I had been thinking about writing a post on Blockchain when I happened across the Washington Post’s In/Out List for 2017, and that sealed the deal:
Out: Not being able to explain Bitcoin.
In: Not being able to explain Blockchain.
So, feeling up to the challenge, here goes.
Blockchain is really just a distributed, shared database technology. Its use demands that multiple, untrusted entities (such as different companies in a supply chain) write transactions to multiple, duplicate copies of the database that propagate through peer-to-peer protocols. Each node (or copy) of the database verifies the transaction independently by requiring the transaction to be confirmed in a blockchain. The blockchain is chronological, and the database can only be changed when there is consensus among the participants. Most important for the discussion here, however, is that the transactions and the distributed database are claimed to be immutable and permanent. And that’s a real problem for information governance.
Permanence is a problem
Leaving aside the obvious inability to delete obsolete information in support of good information governance and stewardship, consider what happens when an error is made in posting a transaction, or if sensitive information (such as PII, PHI, or PCI) is entered—an often-proposed use case. By its very design, a fundamental tenet of blockchain is its immutability. Therefore, any reverse engineering to allow authorized change or deletion creates a hole in the logic that weakens the fabric of the technology—like the ultimate back door that can destroy the security of any software code.
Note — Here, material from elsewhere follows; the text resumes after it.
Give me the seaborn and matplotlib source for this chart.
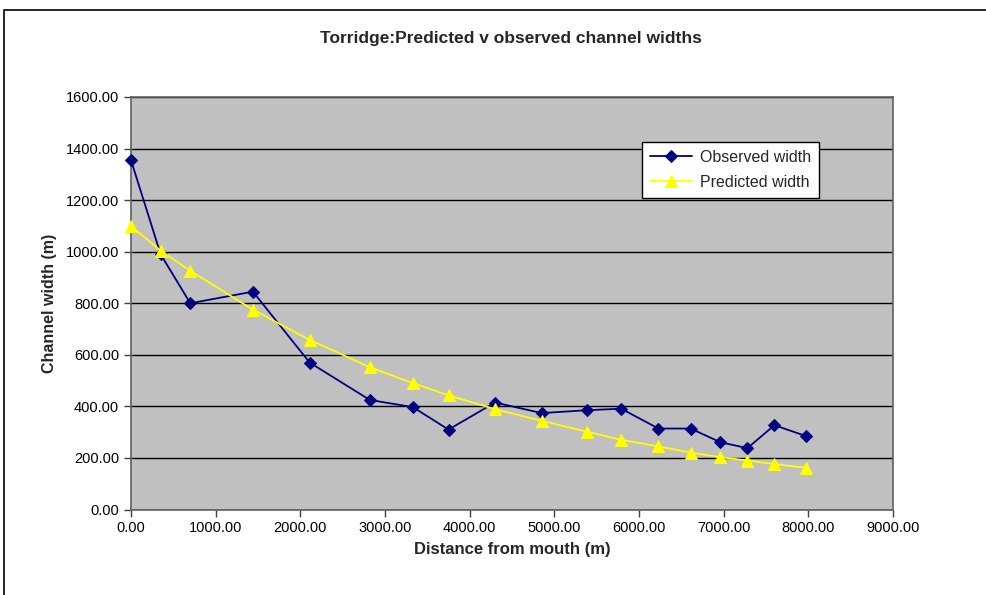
import matplotlib.pyplot as plt
import matplotlib.patches as mpatches
import matplotlib.ticker as mticker
import numpy as np
import pandas as pd
import seaborn as sns

# distance from mouth (m) and widths
distance = [0, 350, 700, 1440, 2110, 2820, 3330, 3750, 4300, 4850,
            5380, 5790, 6230, 6610, 6960, 7280, 7600, 7970]
observed = [1355, 990, 800, 845, 570, 425, 397, 310, 415, 374,
            385, 391, 314, 314, 261, 238, 327, 285]
predicted = [1100, 1004, 926, 775, 658, 552, 490, 443, 389, 344,
             302, 270, 245, 221, 203, 190, 176, 162]

df = pd.DataFrame({"distance": distance, "Observed width": observed,
                   "Predicted width": predicted})

sns.set_style("white")
plt.rcParams['font.family'] = ['Liberation Sans', 'DejaVu Sans']

W, H = 987, 595
fig = plt.figure(figsize=(W / 100, H / 100), dpi=100)
ax = fig.add_axes([131 / W, 1 - 509.5 / H, (893 - 131) / W, (509.5 - 97) / H])

# outer chart border (only left/top visible in original)
fig.patches.append(mpatches.Rectangle((4 / W, -0.05), 1.2, 1 - 10 / H + 0.05,
                                      transform=fig.transFigure, fill=False,
                                      edgecolor='black', linewidth=1.2))

ax.set_facecolor('#C0C0C0')
sns.lineplot(data=df, x="distance", y="Observed width", ax=ax, color='#000080',
             marker='D', markersize=6, markeredgecolor='#000080', linewidth=1.3,
             label="Observed width", clip_on=False, zorder=3)
sns.lineplot(data=df, x="distance", y="Predicted width", ax=ax, color='#FFFF00',
             marker='^', markersize=8, markeredgecolor='#FFFF00', linewidth=1.3,
             label="Predicted width", clip_on=False, zorder=3)

ax.set_xlim(0, 9000)
ax.set_ylim(0, 1600)
ax.xaxis.set_major_locator(mticker.MultipleLocator(1000))
ax.yaxis.set_major_locator(mticker.MultipleLocator(200))
ax.xaxis.set_major_formatter(mticker.FormatStrFormatter('%.2f'))
ax.yaxis.set_major_formatter(mticker.FormatStrFormatter('%.2f'))
ax.yaxis.grid(True, color='black', linewidth=1)
ax.xaxis.grid(False)
ax.set_axisbelow(True)
for s in ax.spines.values():
    s.set_color('#606060')
    s.set_linewidth(1.2)
ax.tick_params(axis='both', direction='out', length=5, width=1, color='#404040',
               labelsize=10.5, labelcolor='black', bottom=True, left=True)

ax.set_xlabel("Distance from mouth (m)", fontsize=12, fontweight='bold', labelpad=5)
ax.set_ylabel("Channel width (m)", fontsize=11.5, fontweight='bold', labelpad=6)
fig.text(511 / W, 1 - 38 / H, "Torridge:Predicted v observed channel widths",
         ha='center', va='center', fontsize=12.5, fontweight='bold')

leg = ax.legend(loc='upper left', bbox_to_anchor=((642 - 131) / (893 - 131), (509.5 - 142) / (509.5 - 97)),
                frameon=True, fancybox=False, framealpha=1, edgecolor='black',
                fontsize=11.5, borderpad=0.5, handlelength=2.6, labelspacing=0.6,
                borderaxespad=0, handletextpad=0.5)
leg.get_frame().set_linewidth(1)

fig.savefig("out.png", dpi=100)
Similarly, the “right to be forgotten,” and various state and federal privacy statutes suggest that immutability is not workable when sensitive or protected information is involved. Further, since all participants in the blockchain see all the transactions, confidentiality is compromised, potentially opening the blockchain to doxing. Ironically, it was doxing that apparently uncovered the identity of Bitcoin’s founder, also the father of blockchain.
A tear in the fabric?
Just about a year ago, a “smart contracts” blockchain was hacked, and approximately $50 million of member contributions were stolen. The twist is that by “tweaking” the blockchain, the hack could be neutralized and the money restored. What to do? Ultimately, a controversial “hard fork” was created in the blockchain to restore the members’ money. So the door is open for compromise.
Not only have we seen that a blockchain can be vulnerable to hacking, the Bitcoin blockchain protocol has been used to store more than Bitcoin transactions. Messages, prayers, software code, images, and Wikileaks files have been embedded into the Bitcoin blockchain. From a pure security standpoint, then, what’s to prevent a copy of a blockchain from harboring malware and ultimately infecting its peers?
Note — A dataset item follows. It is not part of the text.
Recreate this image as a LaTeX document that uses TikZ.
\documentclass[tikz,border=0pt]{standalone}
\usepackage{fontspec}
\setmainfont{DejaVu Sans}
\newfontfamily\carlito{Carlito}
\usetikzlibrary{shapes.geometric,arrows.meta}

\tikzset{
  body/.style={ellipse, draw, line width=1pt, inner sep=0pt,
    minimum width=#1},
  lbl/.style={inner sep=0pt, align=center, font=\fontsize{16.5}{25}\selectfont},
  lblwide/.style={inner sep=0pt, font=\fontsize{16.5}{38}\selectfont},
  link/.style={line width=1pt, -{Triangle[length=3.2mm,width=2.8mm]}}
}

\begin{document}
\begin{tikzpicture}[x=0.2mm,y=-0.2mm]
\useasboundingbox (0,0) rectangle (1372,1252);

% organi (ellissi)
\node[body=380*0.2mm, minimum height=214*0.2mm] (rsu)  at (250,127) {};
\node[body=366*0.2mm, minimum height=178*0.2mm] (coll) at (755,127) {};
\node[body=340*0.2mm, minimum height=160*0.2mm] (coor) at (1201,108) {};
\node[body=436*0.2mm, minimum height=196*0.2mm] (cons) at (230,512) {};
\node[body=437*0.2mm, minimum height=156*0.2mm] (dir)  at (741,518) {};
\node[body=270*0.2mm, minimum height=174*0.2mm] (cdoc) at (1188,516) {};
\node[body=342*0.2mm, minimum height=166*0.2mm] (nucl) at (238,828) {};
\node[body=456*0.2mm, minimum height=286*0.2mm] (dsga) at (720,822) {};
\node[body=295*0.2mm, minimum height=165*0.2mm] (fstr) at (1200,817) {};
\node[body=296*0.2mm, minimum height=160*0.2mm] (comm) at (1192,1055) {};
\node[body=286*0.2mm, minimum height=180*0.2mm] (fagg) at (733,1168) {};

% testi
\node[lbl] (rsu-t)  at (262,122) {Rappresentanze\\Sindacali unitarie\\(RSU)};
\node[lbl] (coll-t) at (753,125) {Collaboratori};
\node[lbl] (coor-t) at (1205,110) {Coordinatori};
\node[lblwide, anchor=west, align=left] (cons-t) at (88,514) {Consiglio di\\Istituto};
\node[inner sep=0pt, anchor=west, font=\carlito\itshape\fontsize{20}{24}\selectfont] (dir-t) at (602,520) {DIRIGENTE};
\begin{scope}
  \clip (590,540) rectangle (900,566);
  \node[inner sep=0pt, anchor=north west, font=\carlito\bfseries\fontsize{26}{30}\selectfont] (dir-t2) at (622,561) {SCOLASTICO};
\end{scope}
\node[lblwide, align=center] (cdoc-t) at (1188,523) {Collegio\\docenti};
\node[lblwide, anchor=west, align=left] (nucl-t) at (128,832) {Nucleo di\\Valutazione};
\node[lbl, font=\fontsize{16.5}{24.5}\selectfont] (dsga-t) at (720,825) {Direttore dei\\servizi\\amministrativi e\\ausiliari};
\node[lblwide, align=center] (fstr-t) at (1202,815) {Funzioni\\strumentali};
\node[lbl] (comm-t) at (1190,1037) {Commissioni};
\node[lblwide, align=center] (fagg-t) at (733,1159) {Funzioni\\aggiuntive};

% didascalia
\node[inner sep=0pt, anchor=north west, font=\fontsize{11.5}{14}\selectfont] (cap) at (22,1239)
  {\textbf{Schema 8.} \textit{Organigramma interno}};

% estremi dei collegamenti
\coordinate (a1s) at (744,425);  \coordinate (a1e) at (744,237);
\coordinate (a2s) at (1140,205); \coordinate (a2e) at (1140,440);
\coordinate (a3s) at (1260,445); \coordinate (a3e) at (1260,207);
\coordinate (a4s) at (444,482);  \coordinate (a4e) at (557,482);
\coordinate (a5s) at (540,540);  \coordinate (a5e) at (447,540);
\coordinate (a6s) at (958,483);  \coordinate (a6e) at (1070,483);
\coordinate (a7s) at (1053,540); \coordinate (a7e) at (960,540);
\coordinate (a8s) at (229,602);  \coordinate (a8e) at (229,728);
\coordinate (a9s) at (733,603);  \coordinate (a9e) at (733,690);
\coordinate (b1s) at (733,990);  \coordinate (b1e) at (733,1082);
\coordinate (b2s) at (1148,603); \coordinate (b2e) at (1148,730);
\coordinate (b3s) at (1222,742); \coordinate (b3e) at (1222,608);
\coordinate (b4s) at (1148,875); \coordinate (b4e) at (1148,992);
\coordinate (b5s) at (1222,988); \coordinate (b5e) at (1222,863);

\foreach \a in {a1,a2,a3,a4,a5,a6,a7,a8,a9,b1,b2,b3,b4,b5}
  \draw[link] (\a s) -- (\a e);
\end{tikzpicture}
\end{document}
At a more abstract level, if blockchain is intended for inherently non-trusted parties, how can you trust the inputs from any one party? For example, if in a supply chain blockchain a party enters into the shared database that they used x, y, and z ingredients, but they in fact used a, b, and c, how can the veracity of the entry be determined?
Think before you act
Blockchain has been promoted as the shiny new tool to increase transparency and fight counterfeiting. Financial transactions, DHS/Customs, supply chain, healthcare, smart contracts, property records, and escrow are all proposed use cases. But even the purveyor of a blockchain platform cautions not to just “go do something blockchainy.” In their words, you would “be insane” to use a blockchain when a relational database will suffice.
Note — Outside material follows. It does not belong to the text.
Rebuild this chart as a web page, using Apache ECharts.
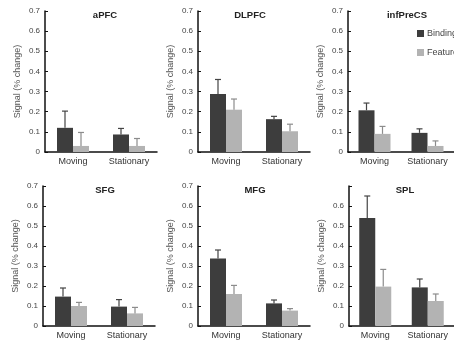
<!DOCTYPE html>
<html>
<head>
<meta charset="utf-8">
<script src="https://cdn.jsdelivr.net/npm/echarts@6/dist/echarts.min.js"></script>
<style>html,body{margin:0;padding:0;background:#fff;}#c{width:454px;height:344px;}</style>
</head>
<body>
<div id="c"></div>
<script>
var categories = ['Moving', 'Stationary'];
var panelNames = ['aPFC', 'DLPFC', 'infPreCS', 'SFG', 'MFG', 'SPL'];
var bindingMean = [[0.12, 0.087], [0.288, 0.163], [0.207, 0.095], [0.147, 0.097], [0.337, 0.113], [0.54, 0.193]];
var bindingSem = [[0.083, 0.03], [0.072, 0.014], [0.036, 0.02], [0.043, 0.035], [0.043, 0.017], [0.11, 0.042]];
var featuresMean = [[0.03, 0.03], [0.21, 0.103], [0.09, 0.03], [0.1, 0.063], [0.16, 0.077], [0.197, 0.125]];
var featuresSem = [[0.067, 0.037], [0.053, 0.035], [0.037, 0.025], [0.018, 0.03], [0.043, 0.01], [0.086, 0.035]];
var yTicks = [0, 0.1, 0.2, 0.3, 0.4, 0.5, 0.6, 0.7];

var FONT = 'Liberation Sans, Arial, Helvetica, sans-serif';
var DARK = '#3d3d3d', LIGHT = '#b3b3b3';
var gridsPos = [
  {left: 45, right: 454 - 157, top: 11, bottom: 344 - 152},
  {left: 198, right: 454 - 310, top: 11, bottom: 344 - 152},
  {left: 348, right: -6, top: 11, bottom: 344 - 152},
  {left: 43, right: 454 - 155, top: 186, bottom: 344 - 326},
  {left: 198, right: 454 - 310, top: 186, bottom: 344 - 326},
  {left: 349, right: -7, top: 186, bottom: 344 - 326}
];
var titlePos = [[100, 5], [245, 5], [402, 5], [100, 180], [250, 180], [400, 180]];

function errItem(offset, color) {
  return function (params, api) {
    var idx = api.value(0), m = api.value(1), s = api.value(2);
    var p0 = api.coord([idx, m]);
    var p1 = api.coord([idx, m + s]);
    var x = p0[0] + offset;
    return {
      type: 'group',
      children: [
        {type: 'line', shape: {x1: x, y1: p0[1], x2: x, y2: p1[1]}, style: {stroke: color, lineWidth: 1.2}},
        {type: 'line', shape: {x1: x - 3, y1: p1[1], x2: x + 3, y2: p1[1]}, style: {stroke: color, lineWidth: 1.2}}
      ]
    };
  };
}

var grid = [], xAxis = [], yAxis = [], series = [], title = [];
for (var i = 0; i < 6; i++) {
  grid.push(gridsPos[i]);
  title.push({text: panelNames[i], left: titlePos[i][0], top: titlePos[i][1], textAlign: 'center',
    textStyle: {fontFamily: FONT, fontSize: 9.5, fontWeight: 'bold', color: '#222'}});
  xAxis.push({type: 'category', gridIndex: i, data: categories,
    axisLine: {lineStyle: {color: '#111', width: 1.5}}, axisTick: {show: false},
    axisLabel: {fontFamily: FONT, fontSize: 9, color: '#333', margin: 5, interval: 0, hideOverlap: false}});
  yAxis.push({type: 'value', gridIndex: i, min: 0, max: 0.7, interval: 0.1,
    name: 'Signal (% change)', nameLocation: 'middle', nameGap: 23,
    nameTextStyle: {fontFamily: FONT, fontSize: 9, color: '#555'},
    splitLine: {show: false},
    axisLine: {show: true, lineStyle: {color: '#111', width: 1.5}},
    axisTick: {show: true, inside: true, length: 3, lineStyle: {color: '#111'}},
    axisLabel: {fontFamily: FONT, fontSize: 8, color: '#444', margin: 5,
      formatter: (function (k) { return function (v) {
        if (k === 5 && Math.abs(v - 0.7) < 1e-9) return '';
        return String(Math.round(v * 10) / 10);
      }; })(i)}
  });
  series.push({name: 'Binding', type: 'bar', xAxisIndex: i, yAxisIndex: i, barWidth: 16, barGap: '0%',
    itemStyle: {color: DARK}, data: bindingMean[i], z: 2});
  series.push({name: 'Features', type: 'bar', xAxisIndex: i, yAxisIndex: i, barWidth: 16, barGap: '0%',
    itemStyle: {color: LIGHT}, data: featuresMean[i], z: 2});
  series.push({name: 'errB' + i, type: 'custom', xAxisIndex: i, yAxisIndex: i, z: 3,
    renderItem: errItem(-8, '#444'),
    data: categories.map(function (c, j) { return [j, bindingMean[i][j], bindingSem[i][j]]; })});
  series.push({name: 'errF' + i, type: 'custom', xAxisIndex: i, yAxisIndex: i, z: 3,
    renderItem: errItem(8, '#8c8c8c'),
    data: categories.map(function (c, j) { return [j, featuresMean[i][j], featuresSem[i][j]]; })});
}

var chart = echarts.init(document.getElementById('c'));
chart.setOption({
  animation: false,
  backgroundColor: '#fff',
  title: title,
  legend: {data: [{name: 'Binding', icon: 'rect'}, {name: 'Features', icon: 'rect'}],
    orient: 'vertical', left: 417, top: 29, padding: 0,
    itemWidth: 7, itemHeight: 7, itemGap: 10, selectedMode: false,
    textStyle: {fontFamily: FONT, fontSize: 9, color: '#444', padding: [0, 0, 0, -2]}},
  grid: grid, xAxis: xAxis, yAxis: yAxis, series: series
});
</script>
</body>
</html>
Do you really need to help create multiple, uncontrolled, immutable replicas of data? To needlessly suck up computational power (electricity) to verify and confirm transactions across duplicate copies when a simple database would suffice? Shiny object syndrome exists in many endeavors, but perhaps most visibly when it comes to our relationship with technology. We must be careful promoting technology we don’t fully understand, and consider the ramifications of its use, particularly when it adds to the complexity and energy use of our systems.